Mil novecientos ochenta y cuatro
fue la advertencia de Orwell acerca de lo que puede pasar cuando un
Estado disfruta de un poder omnímodo; una advertencia conformada con los
horrores registrados en la Alemania nazi y la Unión Soviética, con su desprecio
a la vida y la conciencia humanas, su culto a la personalidad, sus crueldades y
engaños sin cuento. "No creo que el tipo de sociedad que describo llegue
necesariamente a darse, pero sí (...) podría sobrevenir algo parecido", escribía
Orwell al poco de dar su libro a la imprenta. "También creo que las ideas
totalitarias han echado raíces en la mente de los intelectuales de todas partes,
y he tratado de llevar esas ideas a sus consecuencias lógicas".
Orwell
era un
socialista convencido, e insistía en que
Mil novecientos
ochenta y cuatro no debía entenderse como un ataque al socialismo o a los
partidos de izquierdas. De hecho, aunque la ideología imperante en Oceanía se
llama Ingsoc ("socialismo inglés", en la
neolengua allí
hablada), los objetivos del Partido nada tienen nada que ver con la
colectivización de la riqueza, ni con la creación del paraíso proletario ni con
ningún otro objetivo socialista.
"El Partido busca el poder por el poder", le dice el funcionario
O'Brien a Winston. "No nos interesa el bienestar de los demás; nos interesa
únicamente el poder. Ni la riqueza ni el lujo ni una vida próspera ni la
felicidad: sólo el poder, el poder sin límite... Sabemos que nadie ha llegado al
poder con la intención de acabar renunciando. El poder no es un medio, es un
fin. Uno no erige una dictadura con el fin de salvaguardar una revolución; uno
hace la revolución para erigir una dictadura. El objetivo de la persecución es
la propia persecución. El objetivo de la tortura es la tortura misma. El
objetivo del poder es el poder. ¿Empieza usted a entenderme?".
Con
independencia de que el pobre Winston lo entendiera o no, desde luego los que sí
lo entendieron fueron los totalitarios de aquella hora (1949) y de las
posteriores. El
Pravda de Stalin hizo una crítica demoledora de
Mil
novecientos ochenta y cuatro por su presunto "desprecio al pueblo", mientras
Masses and Mainstream, el órgano del partido comunista americano, en una
reseña titulada "El gusano del mes" lo fustigaba por ser
"carroña cínica", una "diatriba contra la raza humana". Ahora bien, en la
mayoría del mundo libre fue enseguida aclamada y considerada un clásico.

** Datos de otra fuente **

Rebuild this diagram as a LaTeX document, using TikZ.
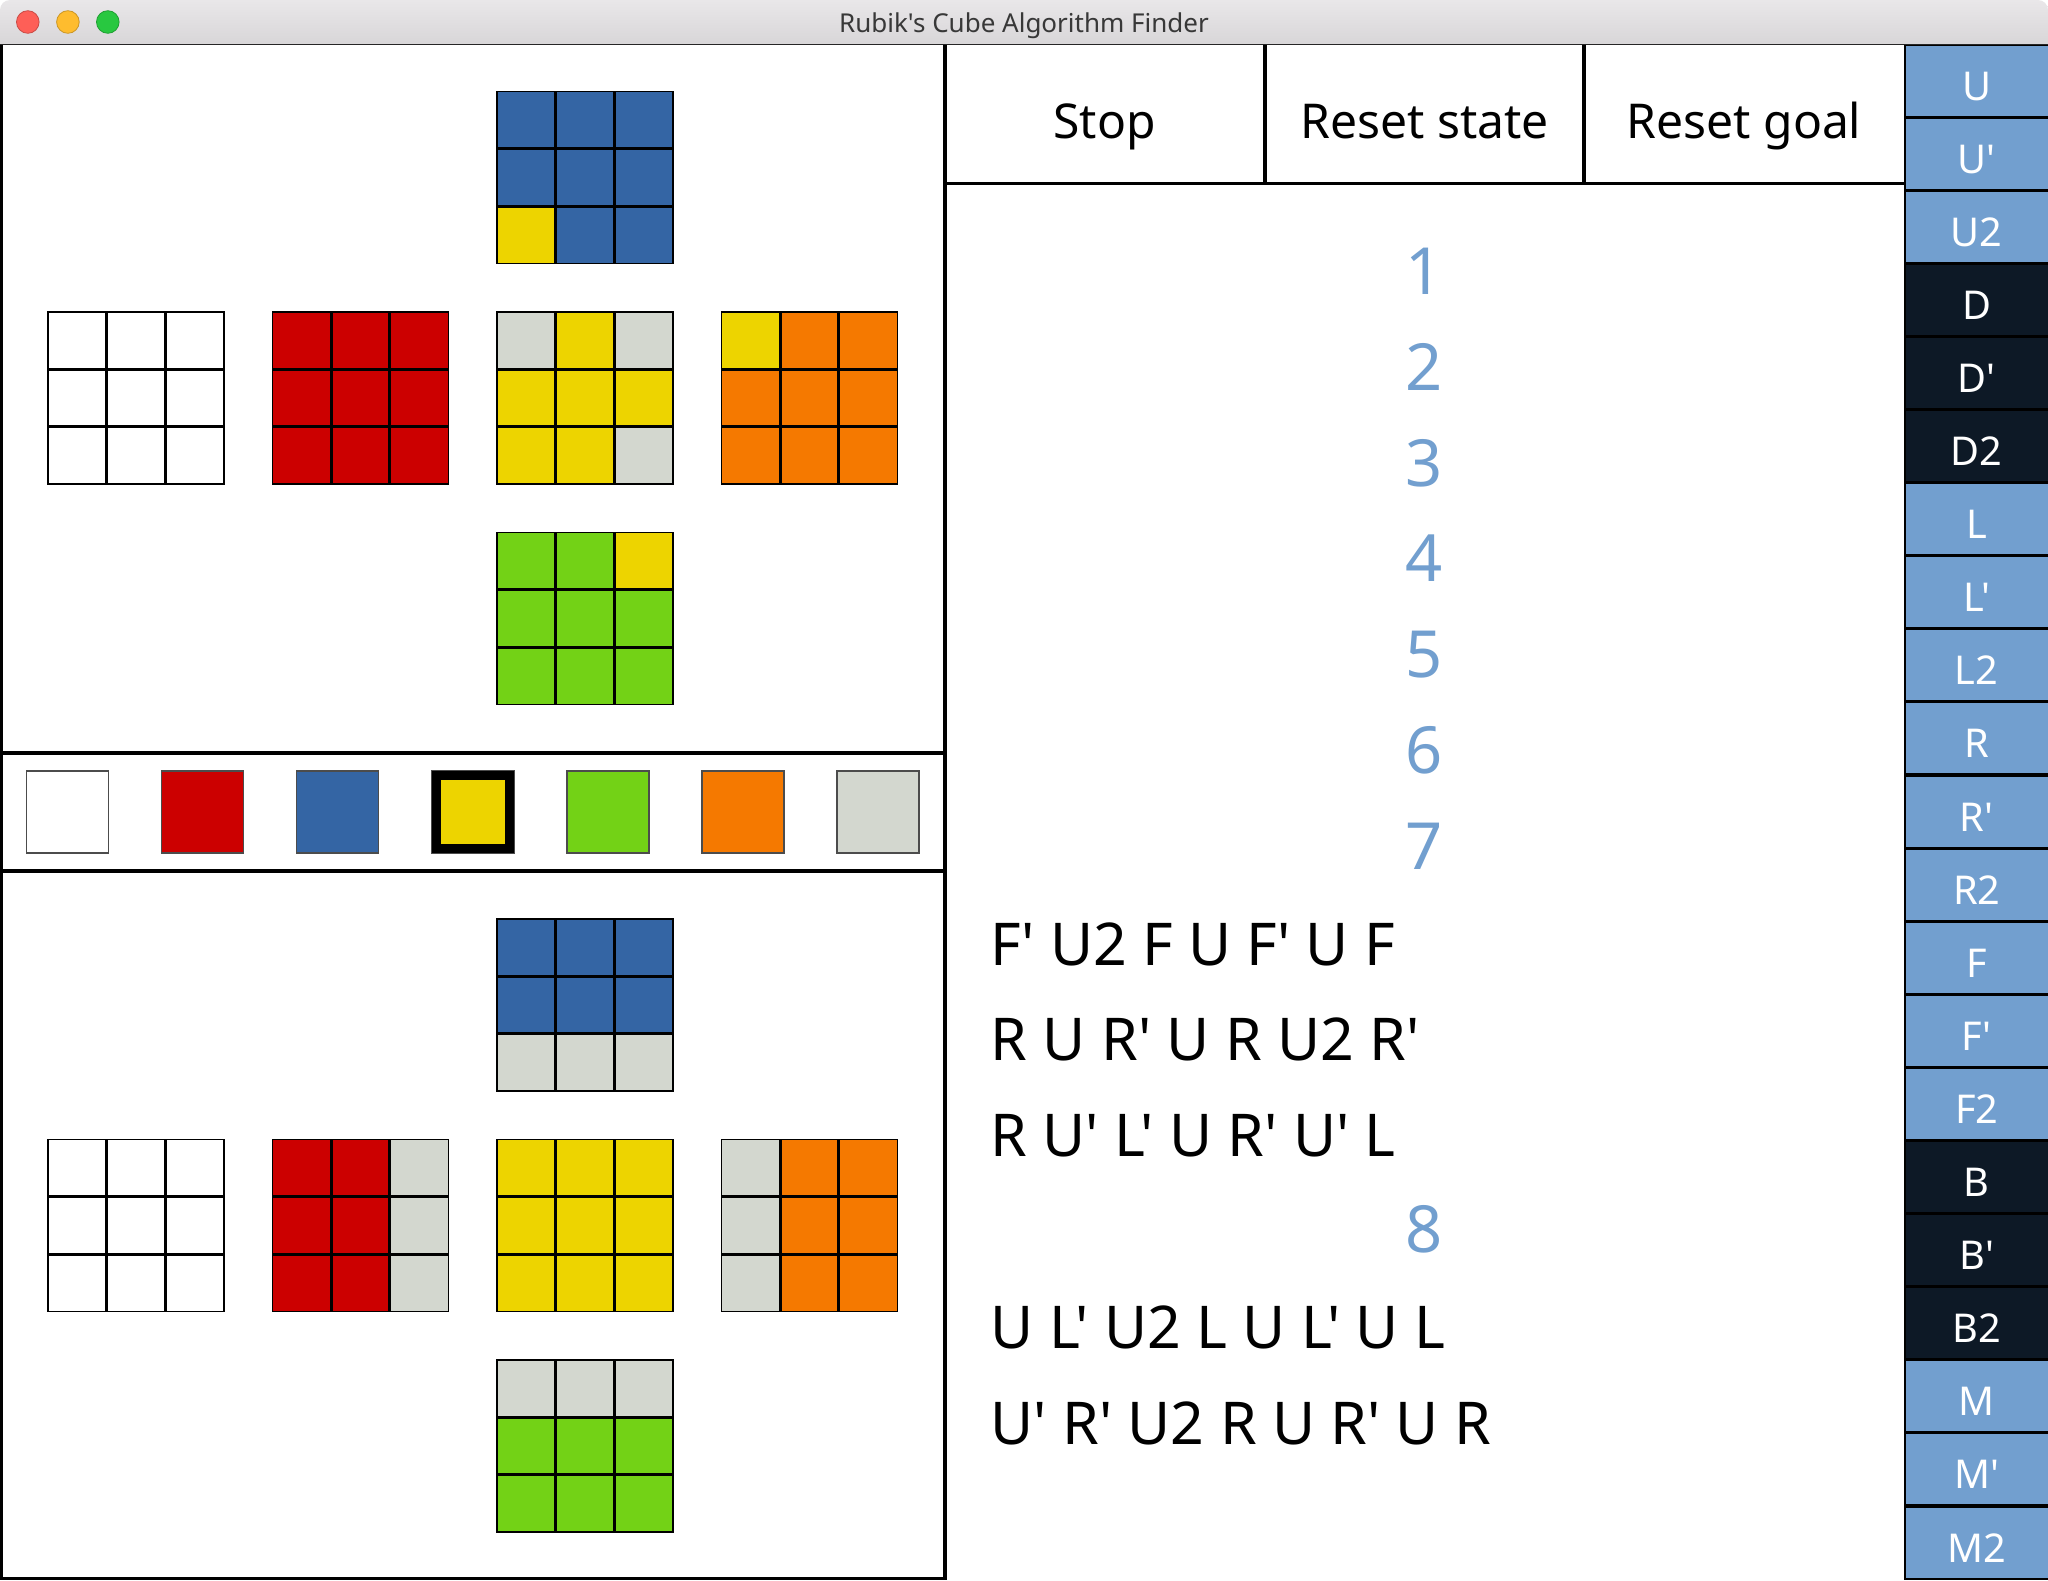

"Ninguna otra obra de esta generación –pudo leerse en el
New York Times– nos ha hecho desear la libertad con más
vehemencia ni rechazar la tiranía con más firmeza".
Incluso hoy es
difícil pensar en una novela que pueda compararse a
Mil novecientos ochenta y
cuatro en su análisis de la mentalidad totalitaria. Orwell dio con las
claves: el deseo insaciable de poder; el uso de la mentira masiva como sustituto
de la verdad; la consideración de la libertad de pensamiento como algo
delictuoso y enfermizo; la perversión del lenguaje; la manipulación flagrante de
la historia; el uso de la tecnología para imposibilitar la intimidad; la
represión de la sexualidad; sobre todo, la destrucción violenta de la identidad
y la libertad individuales. "Si quiere una imagen del futuro –le dirá O'Brien a
Winston es sometido a interrogatorio y tortura–, imagine una bota pateando un
rostro humano... permanentemente".
Gran Hermano,
Policía del
Pensamiento,
despersonalización,
doblepensar...: no es casual
que tantos términos acuñados por Orwell en estas páginas –por no hablar del
propio término
orwelliano– hayan pasado a formar parte de nuestro
vocabulario, y que recurramos a ellos a la hora de hablar de la falta de
libertad. Lamentablemente, Orwell
murió,
a los 46 años, apenas siete meses después de que viera la luz; pero, 60
años después,
Mil novecientos ochenta y cuatro conserva intacta su
fuerza, y su mensaje de alerta es más perentorio que nunca.
JEFF JACOBY, columnista de
The Boston Globe/The New York Times.